Third, the Beals were excused from performing under the Contract because of Reagor-Dykes' breach. "[W]hen one party to a contract commits a material breach of that contract, the other party is discharged or excused from further performance." Bartush-Schnitzius Foods Co. v. Cimco Refrigeration, Inc., 518 S.W.3d 432, 436 (Tex. 2017) (quoting Mustang Pipeline Co. v. Driver Pipeline Co., 134 S.W.3d 195, 196 (Tex. 2004)). "In determining the materiality of a breach, courts consider, among other things, the extent to which the non-breaching party will be deprived of the benefit that it reasonably could have anticipated from full performance." Leonard v. Knight, 551 S.W.3d 905, 910 (Tex. App.-Houston [14th Dist.] 2018, no pet.). As Reagor-Dykes' failure to provide title deprived the Beals of any possible benefit from the Vehicle, Reagor-Dykes committed a material breach that excused the Beals from performing under the Contract.
Finally, the Beals suffered damages as a result of Reagor-Dykes' breach. Direct damages recoverable on a breach-of-contract claim are those that deprive the plaintiff of the benefit of his bargain. Signature Indus. Servs., LLC v. Int'l Paper Co., 638 S.W.3d 179, 186 (Tex. 2022). By receiving an undrivable truck, the Beals were completely deprived of the benefit of their bargain and accordingly suffered direct damages from Reagor-Dykes' breach.
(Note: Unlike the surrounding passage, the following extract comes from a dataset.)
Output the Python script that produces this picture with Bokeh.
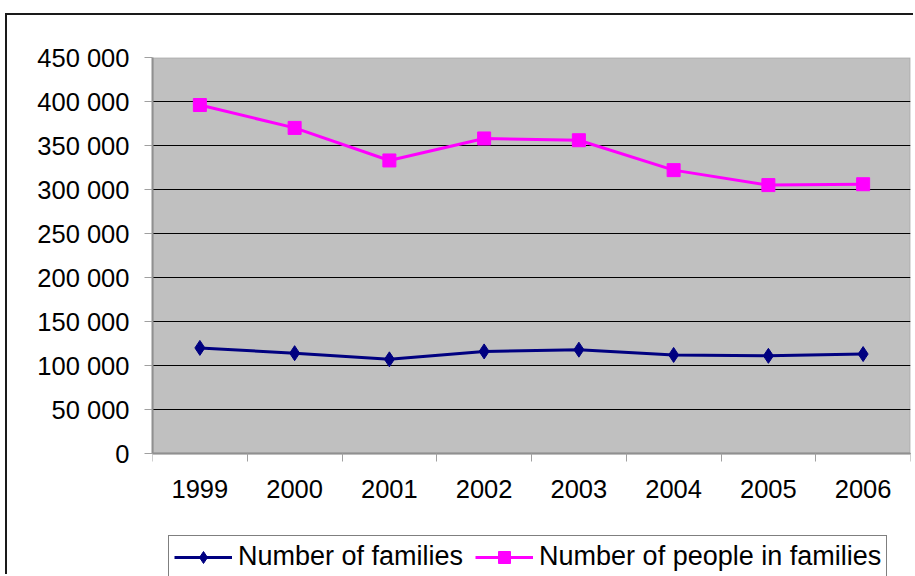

The elements of a claim for breach of contract are met here, and by completely depriving the Beals of the benefit of their bargain, Reagor-Dykes' breach was material. When a party commits a material breach, the other party may abstain from performance and rescind the contract. Nature of rescission and restitution as a remedy for repudiation or breach of contract, 26 Williston on Contracts § 68:2 (4th ed.); see also Henry v. Masson, 333 S.W.3d 825, 840 (Tex. App.-Houston [1st Dist.] 2010, no pet.) (When a party commits a material breach, "[t]he non-breaching party must thus elect between two courses of action-continuing performance under the contract or ceasing to perform."). The Beals' surrender of the Vehicle in the 2019 Case, their agreement to allow the automatic stay to be lifted, and their objection to Capital One's claim here demonstrate their desire to rescind the Contract, cease any performance under it, and thus allow Capital One to collect the Vehicle. Because the Beals have the right to rescind the Contract due to Reagor-Dykes' material breach, the Court will deem the Contract rescinded and nullified. Capital One accordingly has no grounds for its claim against the Beals and the full amount of the claim will be disallowed under 11 U.S.C. § 502(b)(1).
III. Conclusion
Because the Court dismissed the 2019 Case, confirmation of the 2019 Plan was not a final judgment on the merits for the purposes of res judicata. The doctrine of res judicata thus does not limit Capital One's claim to its treatment in the 2019 Case, nor does it prevent the Beals from bringing their breach-of-contract claim. Under the Holder-Rule language in the Contract, the Beals may bring any claims under the Contract against Capital One as an assignee. As Reagor-Dykes committed a material breach under the Contract, the Beals have a valid claim against Capital One for breach of contract, and the Contract is accordingly rescinded and nullified. Without a valid claim under the Contract, Capital One's claim against the Beals in this case is disallowed in its entirety.
The following constitutes the ruling of the court and has the force and effect therein described.